The ethics of removing healthy trees

Sometimes risk is low and a client still wants tree removal for sunlight or aesthetics. I try to put a finger on long term consequences before scheduling the job. That oak is shading your west facing windows and preventing heat buildup on the roof. Removing it may raise your cooling bill more than you expect. It also anchors the soil near your slope. If you still want more light or less maintenance, we can often meet in the middle with selective pruning and understory adjustments. When removal is chosen for non risk reasons, I recommend replanting with the future in mind. In Lexington soils, a well sited blackgum, bald cypress, or smaller maturing oak like a willow oak can give you decades of shade with better structure if planted right and cared for early.

After the sawdust settles

If removal was necessary, the work is not over when the trunk section hits the truck. Stump grinding disturbs soil and removes organic matter that had been slowly feeding the yard. Backfill with a mix that reflects the native soil, not just pure mulch or sand. Regrade to prevent pooling. If you intend to replant, do not plant the new tree directly into the old stump hole. Shift at least a few feet, better yet a new spot entirely, to avoid decay pockets and compaction.

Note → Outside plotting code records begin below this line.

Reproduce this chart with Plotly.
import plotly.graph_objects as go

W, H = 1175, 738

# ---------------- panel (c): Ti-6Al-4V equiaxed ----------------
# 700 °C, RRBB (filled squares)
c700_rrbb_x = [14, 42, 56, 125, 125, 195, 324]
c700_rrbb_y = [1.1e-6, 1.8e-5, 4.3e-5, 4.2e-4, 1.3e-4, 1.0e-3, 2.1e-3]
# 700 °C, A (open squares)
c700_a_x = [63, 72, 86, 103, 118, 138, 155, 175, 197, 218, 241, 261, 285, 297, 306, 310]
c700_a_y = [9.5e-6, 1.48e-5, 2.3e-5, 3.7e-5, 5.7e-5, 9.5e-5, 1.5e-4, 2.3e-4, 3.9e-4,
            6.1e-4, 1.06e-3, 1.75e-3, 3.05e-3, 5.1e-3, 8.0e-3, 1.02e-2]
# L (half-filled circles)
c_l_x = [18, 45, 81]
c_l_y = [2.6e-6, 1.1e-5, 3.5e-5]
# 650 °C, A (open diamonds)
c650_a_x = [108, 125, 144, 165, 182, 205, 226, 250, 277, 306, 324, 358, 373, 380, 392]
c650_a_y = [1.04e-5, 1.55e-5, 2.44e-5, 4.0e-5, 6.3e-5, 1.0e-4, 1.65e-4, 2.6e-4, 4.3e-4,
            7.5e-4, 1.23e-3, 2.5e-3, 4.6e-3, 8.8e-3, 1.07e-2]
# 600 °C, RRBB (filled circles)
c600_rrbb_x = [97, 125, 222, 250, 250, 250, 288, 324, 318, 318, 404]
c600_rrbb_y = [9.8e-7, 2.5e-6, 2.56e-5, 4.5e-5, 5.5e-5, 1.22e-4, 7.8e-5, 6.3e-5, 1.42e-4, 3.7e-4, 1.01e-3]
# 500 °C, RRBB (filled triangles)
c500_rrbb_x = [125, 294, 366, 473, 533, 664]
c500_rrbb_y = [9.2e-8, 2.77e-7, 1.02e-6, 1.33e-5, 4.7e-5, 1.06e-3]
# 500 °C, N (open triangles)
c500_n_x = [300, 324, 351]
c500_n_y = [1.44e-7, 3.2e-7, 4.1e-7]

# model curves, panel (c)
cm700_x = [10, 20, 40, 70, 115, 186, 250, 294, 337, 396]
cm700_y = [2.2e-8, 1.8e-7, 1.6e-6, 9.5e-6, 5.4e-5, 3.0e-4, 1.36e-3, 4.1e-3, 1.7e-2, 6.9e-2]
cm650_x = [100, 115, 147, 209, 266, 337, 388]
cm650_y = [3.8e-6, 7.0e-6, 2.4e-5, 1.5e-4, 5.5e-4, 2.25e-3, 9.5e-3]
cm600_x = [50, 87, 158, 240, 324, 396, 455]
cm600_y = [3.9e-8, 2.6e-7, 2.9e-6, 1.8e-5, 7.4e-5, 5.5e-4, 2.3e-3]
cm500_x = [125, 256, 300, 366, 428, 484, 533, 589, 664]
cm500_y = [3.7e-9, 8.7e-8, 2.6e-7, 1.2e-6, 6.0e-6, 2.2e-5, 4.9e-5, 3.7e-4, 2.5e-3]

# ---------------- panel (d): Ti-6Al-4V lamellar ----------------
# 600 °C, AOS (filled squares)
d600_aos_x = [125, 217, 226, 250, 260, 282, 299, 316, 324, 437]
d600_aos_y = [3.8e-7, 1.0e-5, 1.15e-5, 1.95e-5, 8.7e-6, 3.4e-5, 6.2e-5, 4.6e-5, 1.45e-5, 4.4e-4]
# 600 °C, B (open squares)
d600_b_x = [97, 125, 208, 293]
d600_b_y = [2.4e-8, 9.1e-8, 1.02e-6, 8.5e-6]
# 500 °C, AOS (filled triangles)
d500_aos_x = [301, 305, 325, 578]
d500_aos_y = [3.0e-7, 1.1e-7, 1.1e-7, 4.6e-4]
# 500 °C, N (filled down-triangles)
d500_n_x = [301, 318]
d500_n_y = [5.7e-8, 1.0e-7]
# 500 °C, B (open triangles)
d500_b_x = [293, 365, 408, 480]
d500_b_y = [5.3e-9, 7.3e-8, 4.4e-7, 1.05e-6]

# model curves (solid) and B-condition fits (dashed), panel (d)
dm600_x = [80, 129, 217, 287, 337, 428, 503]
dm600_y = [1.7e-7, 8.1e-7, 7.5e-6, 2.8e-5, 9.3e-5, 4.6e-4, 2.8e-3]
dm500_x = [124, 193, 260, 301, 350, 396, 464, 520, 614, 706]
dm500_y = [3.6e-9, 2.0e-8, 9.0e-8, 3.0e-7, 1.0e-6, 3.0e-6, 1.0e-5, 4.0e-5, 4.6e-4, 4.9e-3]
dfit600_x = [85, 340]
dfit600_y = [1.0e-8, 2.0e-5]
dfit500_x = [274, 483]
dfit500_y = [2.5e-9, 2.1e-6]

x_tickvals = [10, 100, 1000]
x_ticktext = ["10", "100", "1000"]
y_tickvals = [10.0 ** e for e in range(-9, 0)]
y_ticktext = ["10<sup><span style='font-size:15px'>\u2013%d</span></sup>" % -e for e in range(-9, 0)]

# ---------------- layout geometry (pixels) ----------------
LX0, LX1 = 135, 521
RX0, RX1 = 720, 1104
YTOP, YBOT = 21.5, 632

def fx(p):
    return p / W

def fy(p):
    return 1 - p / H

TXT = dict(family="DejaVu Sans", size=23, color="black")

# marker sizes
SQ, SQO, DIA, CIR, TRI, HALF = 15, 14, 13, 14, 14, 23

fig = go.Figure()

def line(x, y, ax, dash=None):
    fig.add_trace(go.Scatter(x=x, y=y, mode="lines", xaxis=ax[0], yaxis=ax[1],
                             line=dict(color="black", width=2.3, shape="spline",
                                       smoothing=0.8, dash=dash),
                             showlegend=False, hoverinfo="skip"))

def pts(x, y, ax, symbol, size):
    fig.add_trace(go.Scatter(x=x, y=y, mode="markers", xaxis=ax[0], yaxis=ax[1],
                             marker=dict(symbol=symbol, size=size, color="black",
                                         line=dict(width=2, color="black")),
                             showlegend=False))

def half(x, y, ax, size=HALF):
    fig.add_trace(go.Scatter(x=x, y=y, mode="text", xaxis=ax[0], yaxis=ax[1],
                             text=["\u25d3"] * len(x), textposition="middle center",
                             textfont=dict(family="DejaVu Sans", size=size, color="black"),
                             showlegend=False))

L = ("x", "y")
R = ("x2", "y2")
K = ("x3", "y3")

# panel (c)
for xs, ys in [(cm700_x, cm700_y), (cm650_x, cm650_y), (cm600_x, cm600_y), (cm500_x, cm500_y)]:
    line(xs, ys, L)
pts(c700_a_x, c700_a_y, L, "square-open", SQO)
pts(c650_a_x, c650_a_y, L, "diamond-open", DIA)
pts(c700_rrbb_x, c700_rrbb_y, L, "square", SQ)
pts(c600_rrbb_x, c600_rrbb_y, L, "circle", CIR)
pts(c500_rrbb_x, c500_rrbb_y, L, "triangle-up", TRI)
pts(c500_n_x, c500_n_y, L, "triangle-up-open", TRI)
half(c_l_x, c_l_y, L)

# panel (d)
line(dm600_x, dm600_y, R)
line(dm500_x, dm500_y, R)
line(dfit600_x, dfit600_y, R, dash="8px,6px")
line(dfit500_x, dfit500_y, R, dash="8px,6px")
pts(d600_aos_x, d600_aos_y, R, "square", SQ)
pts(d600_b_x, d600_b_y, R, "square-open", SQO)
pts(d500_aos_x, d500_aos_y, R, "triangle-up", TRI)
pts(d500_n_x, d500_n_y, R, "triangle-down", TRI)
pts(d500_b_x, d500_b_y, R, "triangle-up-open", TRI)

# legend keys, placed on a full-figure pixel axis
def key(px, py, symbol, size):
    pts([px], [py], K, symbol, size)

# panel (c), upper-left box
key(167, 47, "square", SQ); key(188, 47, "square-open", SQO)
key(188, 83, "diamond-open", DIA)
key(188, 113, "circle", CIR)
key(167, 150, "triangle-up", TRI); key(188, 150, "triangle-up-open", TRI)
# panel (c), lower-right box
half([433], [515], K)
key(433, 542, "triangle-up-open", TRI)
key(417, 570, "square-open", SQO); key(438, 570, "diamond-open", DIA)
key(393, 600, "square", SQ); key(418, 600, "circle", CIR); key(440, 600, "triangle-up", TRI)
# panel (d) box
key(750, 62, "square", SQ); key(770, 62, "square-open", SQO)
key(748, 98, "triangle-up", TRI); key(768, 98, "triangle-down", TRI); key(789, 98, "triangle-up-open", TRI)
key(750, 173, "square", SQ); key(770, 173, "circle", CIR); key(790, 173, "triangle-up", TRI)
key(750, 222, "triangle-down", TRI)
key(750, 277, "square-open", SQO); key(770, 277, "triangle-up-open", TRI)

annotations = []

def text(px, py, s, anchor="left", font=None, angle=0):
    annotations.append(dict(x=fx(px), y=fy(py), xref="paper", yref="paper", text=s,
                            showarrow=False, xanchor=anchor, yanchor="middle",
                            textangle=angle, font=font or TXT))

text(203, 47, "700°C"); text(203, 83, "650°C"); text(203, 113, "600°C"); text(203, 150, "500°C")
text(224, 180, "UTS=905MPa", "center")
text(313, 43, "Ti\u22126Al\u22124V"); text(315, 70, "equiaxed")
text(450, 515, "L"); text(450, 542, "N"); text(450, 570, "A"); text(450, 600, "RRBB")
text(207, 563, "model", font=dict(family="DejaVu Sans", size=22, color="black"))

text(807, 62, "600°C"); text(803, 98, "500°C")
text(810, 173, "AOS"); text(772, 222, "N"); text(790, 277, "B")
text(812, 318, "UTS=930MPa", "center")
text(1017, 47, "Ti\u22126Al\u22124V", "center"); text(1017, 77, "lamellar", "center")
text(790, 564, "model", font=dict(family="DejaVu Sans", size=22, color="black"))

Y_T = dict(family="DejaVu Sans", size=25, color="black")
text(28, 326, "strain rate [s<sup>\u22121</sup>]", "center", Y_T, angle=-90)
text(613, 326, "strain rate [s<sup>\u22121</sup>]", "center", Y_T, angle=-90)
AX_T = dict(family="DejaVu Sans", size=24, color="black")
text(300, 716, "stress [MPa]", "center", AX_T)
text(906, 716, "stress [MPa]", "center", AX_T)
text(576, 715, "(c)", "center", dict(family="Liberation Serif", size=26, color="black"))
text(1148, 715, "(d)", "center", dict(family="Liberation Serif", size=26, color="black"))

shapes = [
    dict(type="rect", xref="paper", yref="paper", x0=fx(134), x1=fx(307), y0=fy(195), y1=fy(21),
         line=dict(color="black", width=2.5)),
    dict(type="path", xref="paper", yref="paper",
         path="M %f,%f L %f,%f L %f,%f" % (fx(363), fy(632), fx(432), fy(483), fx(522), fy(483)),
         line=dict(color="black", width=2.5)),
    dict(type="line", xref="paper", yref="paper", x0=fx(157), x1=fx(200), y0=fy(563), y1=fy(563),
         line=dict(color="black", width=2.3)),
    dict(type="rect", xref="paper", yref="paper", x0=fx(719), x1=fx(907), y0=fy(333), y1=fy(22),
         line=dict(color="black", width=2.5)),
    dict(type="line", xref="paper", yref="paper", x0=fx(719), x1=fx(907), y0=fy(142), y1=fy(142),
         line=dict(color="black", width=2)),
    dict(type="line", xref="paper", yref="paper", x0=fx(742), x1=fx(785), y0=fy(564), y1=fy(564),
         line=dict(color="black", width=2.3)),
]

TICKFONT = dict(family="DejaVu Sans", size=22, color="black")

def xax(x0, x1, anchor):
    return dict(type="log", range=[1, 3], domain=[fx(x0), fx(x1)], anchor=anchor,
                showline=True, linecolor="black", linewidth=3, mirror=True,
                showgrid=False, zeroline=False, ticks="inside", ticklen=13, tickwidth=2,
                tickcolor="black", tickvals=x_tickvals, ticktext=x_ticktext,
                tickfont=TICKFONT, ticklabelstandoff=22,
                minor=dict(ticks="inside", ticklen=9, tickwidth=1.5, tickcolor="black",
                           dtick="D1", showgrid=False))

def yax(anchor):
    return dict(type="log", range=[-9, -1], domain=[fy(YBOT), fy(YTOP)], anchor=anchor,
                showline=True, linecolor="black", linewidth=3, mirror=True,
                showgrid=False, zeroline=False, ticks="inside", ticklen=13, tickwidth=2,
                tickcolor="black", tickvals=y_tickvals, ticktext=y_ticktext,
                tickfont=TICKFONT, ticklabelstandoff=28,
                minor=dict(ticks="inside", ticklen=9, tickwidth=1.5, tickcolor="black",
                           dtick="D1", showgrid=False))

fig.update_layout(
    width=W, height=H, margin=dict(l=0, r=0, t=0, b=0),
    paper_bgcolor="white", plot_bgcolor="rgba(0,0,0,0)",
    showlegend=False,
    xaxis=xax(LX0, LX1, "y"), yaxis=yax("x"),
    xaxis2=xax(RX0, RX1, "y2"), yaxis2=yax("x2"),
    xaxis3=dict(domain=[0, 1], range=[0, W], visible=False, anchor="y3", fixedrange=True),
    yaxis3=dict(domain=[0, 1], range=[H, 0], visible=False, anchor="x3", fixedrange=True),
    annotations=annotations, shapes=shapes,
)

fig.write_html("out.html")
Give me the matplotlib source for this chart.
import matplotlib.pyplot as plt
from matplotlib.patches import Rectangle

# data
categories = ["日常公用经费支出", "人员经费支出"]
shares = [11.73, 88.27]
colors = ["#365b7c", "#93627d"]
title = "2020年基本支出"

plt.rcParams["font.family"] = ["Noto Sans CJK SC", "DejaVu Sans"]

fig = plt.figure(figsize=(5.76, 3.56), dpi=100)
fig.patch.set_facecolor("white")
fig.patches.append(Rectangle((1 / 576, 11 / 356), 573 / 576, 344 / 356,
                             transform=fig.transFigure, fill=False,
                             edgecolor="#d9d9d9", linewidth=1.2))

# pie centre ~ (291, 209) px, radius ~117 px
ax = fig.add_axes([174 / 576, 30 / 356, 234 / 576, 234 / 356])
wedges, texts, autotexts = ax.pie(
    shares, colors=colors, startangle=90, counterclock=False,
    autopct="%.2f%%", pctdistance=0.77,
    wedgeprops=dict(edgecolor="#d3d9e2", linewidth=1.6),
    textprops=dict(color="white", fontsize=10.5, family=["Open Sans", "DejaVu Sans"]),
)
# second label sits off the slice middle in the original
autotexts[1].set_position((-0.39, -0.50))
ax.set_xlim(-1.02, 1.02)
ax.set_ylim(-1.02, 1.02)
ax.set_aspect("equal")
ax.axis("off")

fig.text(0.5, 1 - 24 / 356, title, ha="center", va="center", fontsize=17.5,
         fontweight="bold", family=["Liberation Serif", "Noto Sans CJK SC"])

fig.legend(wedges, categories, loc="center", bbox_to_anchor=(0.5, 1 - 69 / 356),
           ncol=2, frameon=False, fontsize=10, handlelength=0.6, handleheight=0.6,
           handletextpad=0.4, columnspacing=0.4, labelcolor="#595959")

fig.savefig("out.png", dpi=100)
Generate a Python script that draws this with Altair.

If you mitigated risk and kept the tree, reward it. A broad, four inch layer of arborist mulch, spread like a donut away from the trunk, is the cheapest treatment you can apply. Avoid piling against the bark. Water deeply during droughts. Skip routine fertilization unless a soil test shows a need. The goal is to support roots and let the tree rebuild strength.

Why this matters, here and now

Risk tolerance is personal. Some folks will sleep well under a tall pine, others will not. My job is to translate what the tree and the site are saying into choices that fit your comfort, your budget, and your property’s use. In the Midlands, storms will keep coming, and development will keep changing wind patterns and soil conditions around established trees. Thoughtful assessment, done before branches start falling, keeps control in your hands.

If you take nothing else from a long talk about risk, take this. Look down at the roots as often as you look up at the leaves. Ask whether targets can move before you remove a tree. And when the evidence points to removal, do it cleanly, safely, and with a plan to plant again. That is how Lexington and Columbia keep their shade and their safety, one yard at a time.